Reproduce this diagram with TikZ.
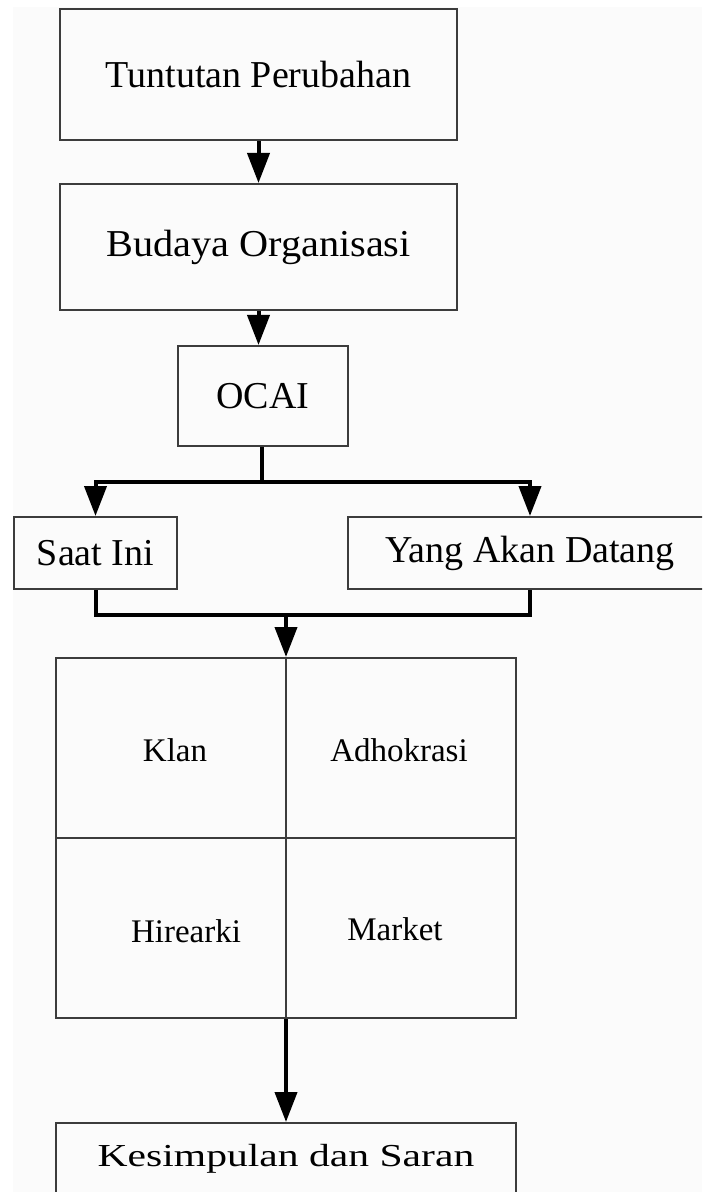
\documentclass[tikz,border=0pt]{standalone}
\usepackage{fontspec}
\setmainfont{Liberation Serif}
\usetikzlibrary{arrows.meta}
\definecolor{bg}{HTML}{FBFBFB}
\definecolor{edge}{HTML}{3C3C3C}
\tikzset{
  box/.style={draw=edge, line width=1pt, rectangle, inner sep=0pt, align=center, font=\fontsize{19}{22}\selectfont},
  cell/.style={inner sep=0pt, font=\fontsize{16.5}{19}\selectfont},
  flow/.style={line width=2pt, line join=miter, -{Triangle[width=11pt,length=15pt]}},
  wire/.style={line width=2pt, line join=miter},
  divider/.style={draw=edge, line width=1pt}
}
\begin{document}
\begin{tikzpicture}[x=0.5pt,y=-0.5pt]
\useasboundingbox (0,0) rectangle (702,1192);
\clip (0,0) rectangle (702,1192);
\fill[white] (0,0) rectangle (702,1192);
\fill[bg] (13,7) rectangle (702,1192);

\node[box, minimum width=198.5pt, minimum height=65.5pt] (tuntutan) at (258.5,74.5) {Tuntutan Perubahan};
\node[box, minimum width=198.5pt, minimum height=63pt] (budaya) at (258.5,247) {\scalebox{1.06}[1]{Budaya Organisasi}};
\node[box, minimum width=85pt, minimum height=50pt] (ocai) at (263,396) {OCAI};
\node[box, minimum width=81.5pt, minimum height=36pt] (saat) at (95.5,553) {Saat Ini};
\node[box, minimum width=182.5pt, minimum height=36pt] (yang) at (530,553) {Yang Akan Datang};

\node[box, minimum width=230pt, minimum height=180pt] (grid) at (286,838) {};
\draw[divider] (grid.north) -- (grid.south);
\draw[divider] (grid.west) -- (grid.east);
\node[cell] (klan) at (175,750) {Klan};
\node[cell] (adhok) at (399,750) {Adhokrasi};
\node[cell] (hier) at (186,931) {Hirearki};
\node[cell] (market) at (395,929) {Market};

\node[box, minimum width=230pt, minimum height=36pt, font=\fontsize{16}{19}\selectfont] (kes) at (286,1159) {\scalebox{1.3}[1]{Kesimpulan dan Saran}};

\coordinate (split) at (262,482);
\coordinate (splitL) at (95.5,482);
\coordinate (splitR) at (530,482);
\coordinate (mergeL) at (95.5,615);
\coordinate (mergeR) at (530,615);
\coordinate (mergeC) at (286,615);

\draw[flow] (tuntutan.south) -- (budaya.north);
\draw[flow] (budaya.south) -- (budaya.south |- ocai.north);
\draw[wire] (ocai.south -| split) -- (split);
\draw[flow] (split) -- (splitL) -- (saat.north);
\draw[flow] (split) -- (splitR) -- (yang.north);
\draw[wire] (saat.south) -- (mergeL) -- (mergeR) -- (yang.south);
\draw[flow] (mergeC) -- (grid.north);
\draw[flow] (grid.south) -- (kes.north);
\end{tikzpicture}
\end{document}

____________

Given exercise >>
Reproduce the material above exactly, first line through the line that contains "minimum width=182.5pt, minimum", minus the pictures.

Solution to this problem >>
Reproduce this diagram with TikZ.
\documentclass[tikz,border=0pt]{standalone}
\usepackage{fontspec}
\setmainfont{Liberation Serif}
\usetikzlibrary{arrows.meta}
\definecolor{bg}{HTML}{FBFBFB}
\definecolor{edge}{HTML}{3C3C3C}
\tikzset{
  box/.style={draw=edge, line width=1pt, rectangle, inner sep=0pt, align=center, font=\fontsize{19}{22}\selectfont},
  cell/.style={inner sep=0pt, font=\fontsize{16.5}{19}\selectfont},
  flow/.style={line width=2pt, line join=miter, -{Triangle[width=11pt,length=15pt]}},
  wire/.style={line width=2pt, line join=miter},
  divider/.style={draw=edge, line width=1pt}
}
\begin{document}
\begin{tikzpicture}[x=0.5pt,y=-0.5pt]
\useasboundingbox (0,0) rectangle (702,1192);
\clip (0,0) rectangle (702,1192);
\fill[white] (0,0) rectangle (702,1192);
\fill[bg] (13,7) rectangle (702,1192);

\node[box, minimum width=198.5pt, minimum height=65.5pt] (tuntutan) at (258.5,74.5) {Tuntutan Perubahan};
\node[box, minimum width=198.5pt, minimum height=63pt] (budaya) at (258.5,247) {\scalebox{1.06}[1]{Budaya Organisasi}};
\node[box, minimum width=85pt, minimum height=50pt] (ocai) at (263,396) {OCAI};
\node[box, minimum width=81.5pt, minimum height=36pt] (saat) at (95.5,553) {Saat Ini};
\node[box, minimum width=182.5pt, minimum height=36pt] (yang) at (530,553) {Yang Akan Datang};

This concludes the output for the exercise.